Later examples of major motion picture events that used teaser trailers to gain hype are The Lord of the Rings trilogy, the Star Wars prequels, and the Spider-Man films. The Da Vinci Code teaser trailer was released even before a single frame of the movie had been shot. Harry Potter and the Half-Blood Princes teaser debuted three months before its intended release date, but its delay to July 15, 2009, expanded the gap to a year.

When the first teaser for Star Wars: Episode I – The Phantom Menace was attached to the films The Siege, A Bug's Life and Meet Joe Black, it was reported that many people had paid for admission to the film just to watch the trailer and subsequently walked out after the trailer had been screened. Similarly, teasers for Star Wars: Episode II – Attack of the Clones and Star Wars: Episode III – Revenge of the Sith were shown before the Pixar films Monsters, Inc. and The Incredibles, respectively. The teaser trailer for Cloverfield was first publicly shown attached to the film Transformers; at that point, nothing about the former was known, and the one-and-a-half-minute teaser did not include the movie title; only the producer's name, J. J. Abrams, and a release date, 1.18.08, were shown. The teaser trailer for another film directed by Abrams, Star Trek, was attached to Cloverfield itself, depicting the starship USS Enterprise being constructed on Earth, and again showing no title, instead just showing the Starfleet Insignia; the Star Trek teaser trailer originally announced the release date as Christmas 2008, but the movie was eventually delayed to May 8, 2009, making the wait between the teaser trailer and the movie itself 16 months. Other teasers also do not explicitly display the film's title, but reveal it in the URL for the website.

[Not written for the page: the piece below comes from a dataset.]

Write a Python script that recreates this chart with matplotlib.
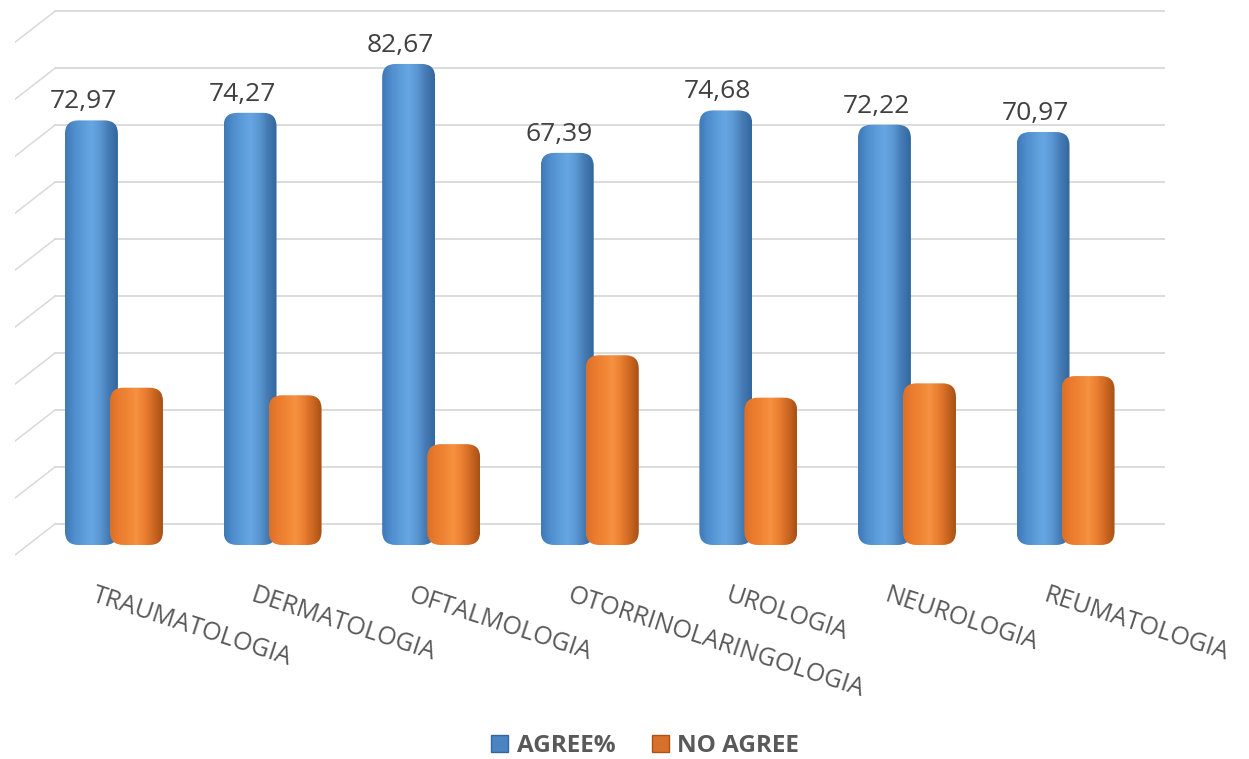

Teasers often create hype in media to such extent that they get leaked. Avengers: Infinity War, 2.0 and KGF: Chapter 2 prove to be such examples. The teaser (the director's version) of 2.0 was released weeks before it was officially released on YouTube.

DVD and Blu-ray releases of movies will usually contain both their teaser and theatrical trailers as special features. One exception to this rule is Spider-Man, whose teaser trailer featured an unrelated plot of bank robbers escaping in a helicopter, getting caught from behind and propelled backward into what at first appears to be a net, then is shown to be a gigantic spider web spun between the two towers at the World Trade Center. This teaser was pulled from theaters following the September 11, 2001 attacks, but it can be viewed on YouTube.